The incumbent’s media campaign has included a contrast ad on abortion, oil and gas, and campaign funding. In his closing ad, Cuellar touts the federal funds he’s helped bring to the district and promises to fight Trump to protect Obamacare.

He’s received help on the airwaves from the U.S. Chamber of Commerce‘s political action arm and a dark-money group called American Workers for Progress, which highlighted his record on health care.

Members Weigh In

Several Democrats said they were surprised Cuellar was facing an opponent with such a strong backing.

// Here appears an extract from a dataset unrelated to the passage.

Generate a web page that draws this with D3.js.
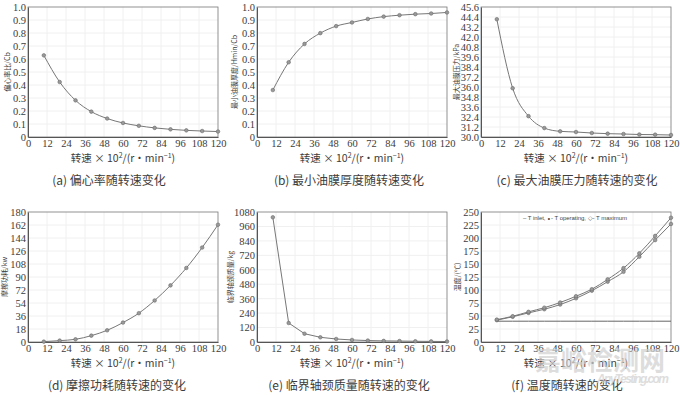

“We all draw primary opponents,” said Rep. Filemon Vela (D-Texas), whose district also covers a part of the Mexican boarder. “I’m surprised he drew a primary opponent who has been able to muster so much financial support.”

Rep. Marcy Kaptur (D-Ohio), who donated to Cuellar’s campaign and sits next to him on the Defense Appropriations subcommittee, said, “Henry and I have had some serious disagreements, but we’ve always done it in a civil manner.”

Kaptur paused for a minute when asked if the progressive movement within the party was getting stronger.

“I think I view myself as a progressive member,” she said. “I think there’s a generational change happening.”

Lawmakers emphasized that all primary challengers should be taken seriously. Vela said he is using more social media in his campaign, including video ads, and spending more money on the ground. While Vela’s opponents in the primary lack Cisneros’ funding, he’s not taking anything for granted.

“Joe Crowley thought he was in a pretty good spot,” he said.